§ Do this
Below is a listing; reproduce each line of it exactly.
┄┄┄┄┄┄
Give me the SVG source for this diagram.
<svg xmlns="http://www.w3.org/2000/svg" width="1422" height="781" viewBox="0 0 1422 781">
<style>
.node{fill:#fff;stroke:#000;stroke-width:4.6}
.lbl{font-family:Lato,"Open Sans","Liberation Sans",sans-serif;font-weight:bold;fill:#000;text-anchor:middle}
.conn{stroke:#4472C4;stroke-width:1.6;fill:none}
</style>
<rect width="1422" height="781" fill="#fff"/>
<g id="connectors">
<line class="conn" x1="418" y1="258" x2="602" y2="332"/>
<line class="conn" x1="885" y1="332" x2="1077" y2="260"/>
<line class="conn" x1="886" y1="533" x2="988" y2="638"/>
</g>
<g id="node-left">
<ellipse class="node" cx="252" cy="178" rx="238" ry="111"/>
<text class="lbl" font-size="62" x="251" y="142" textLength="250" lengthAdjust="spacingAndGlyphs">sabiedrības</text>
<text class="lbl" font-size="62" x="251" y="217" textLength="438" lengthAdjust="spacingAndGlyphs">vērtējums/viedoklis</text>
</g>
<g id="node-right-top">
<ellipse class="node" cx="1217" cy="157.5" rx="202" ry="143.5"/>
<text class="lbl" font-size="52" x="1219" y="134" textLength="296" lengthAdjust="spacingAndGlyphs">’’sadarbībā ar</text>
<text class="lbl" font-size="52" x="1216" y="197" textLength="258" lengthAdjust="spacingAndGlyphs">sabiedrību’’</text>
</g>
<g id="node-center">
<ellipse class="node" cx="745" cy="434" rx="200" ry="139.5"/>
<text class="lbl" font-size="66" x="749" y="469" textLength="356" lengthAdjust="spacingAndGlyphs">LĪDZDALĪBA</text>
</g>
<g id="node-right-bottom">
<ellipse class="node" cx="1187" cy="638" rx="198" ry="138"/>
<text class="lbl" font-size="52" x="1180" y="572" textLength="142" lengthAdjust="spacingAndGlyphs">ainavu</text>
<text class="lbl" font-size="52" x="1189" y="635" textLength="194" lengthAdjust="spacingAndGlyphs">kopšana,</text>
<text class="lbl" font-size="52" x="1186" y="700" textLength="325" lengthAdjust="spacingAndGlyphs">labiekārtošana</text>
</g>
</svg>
┄┄┄┄┄┄
§ Solution
Give me the SVG source for this diagram.
<svg xmlns="http://www.w3.org/2000/svg" width="1422" height="781" viewBox="0 0 1422 781">
<style>
.node{fill:#fff;stroke:#000;stroke-width:4.6}
.lbl{font-family:Lato,"Open Sans","Liberation Sans",sans-serif;font-weight:bold;fill:#000;text-anchor:middle}
.conn{stroke:#4472C4;stroke-width:1.6;fill:none}
</style>
<rect width="1422" height="781" fill="#fff"/>
<g id="connectors">
<line class="conn" x1="418" y1="258" x2="602" y2="332"/>
<line class="conn" x1="885" y1="332" x2="1077" y2="260"/>
<line class="conn" x1="886" y1="533" x2="988" y2="638"/>
</g>
<g id="node-left">
<ellipse class="node" cx="252" cy="178" rx="238" ry="111"/>
<text class="lbl" font-size="62" x="251" y="142" textLength="250" lengthAdjust="spacingAndGlyphs">sabiedrības</text>
<text class="lbl" font-size="62" x="251" y="217" textLength="438" lengthAdjust="spacingAndGlyphs">vērtējums/viedoklis</text>
</g>
<g id="node-right-top">
<ellipse class="node" cx="1217" cy="157.5" rx="202" ry="143.5"/>
<text class="lbl" font-size="52" x="1219" y="134" textLength="296" lengthAdjust="spacingAndGlyphs">’’sadarbībā ar</text>
<text class="lbl" font-size="52" x="1216" y="197" textLength="258" lengthAdjust="spacingAndGlyphs">sabiedrību’’</text>
</g>
<g id="node-center">
<ellipse class="node" cx="745" cy="434" rx="200" ry="139.5"/>
<text class="lbl" font-size="66" x="749" y="469" textLength="356" lengthAdjust="spacingAndGlyphs">LĪDZDALĪBA</text>
</g>
<g id="node-right-bottom">
<ellipse class="node" cx="1187" cy="638" rx="198" ry="138"/>
<text class="lbl" font-size="52" x="1180" y="572" textLength="142" lengthAdjust="spacingAndGlyphs">ainavu</text>
<text class="lbl" font-size="52" x="1189" y="635" textLength="194" lengthAdjust="spacingAndGlyphs">kopšana,</text>
<text class="lbl" font-size="52" x="1186" y="700" textLength="325" lengthAdjust="spacingAndGlyphs">labiekārtošana</text>
</g>
</svg>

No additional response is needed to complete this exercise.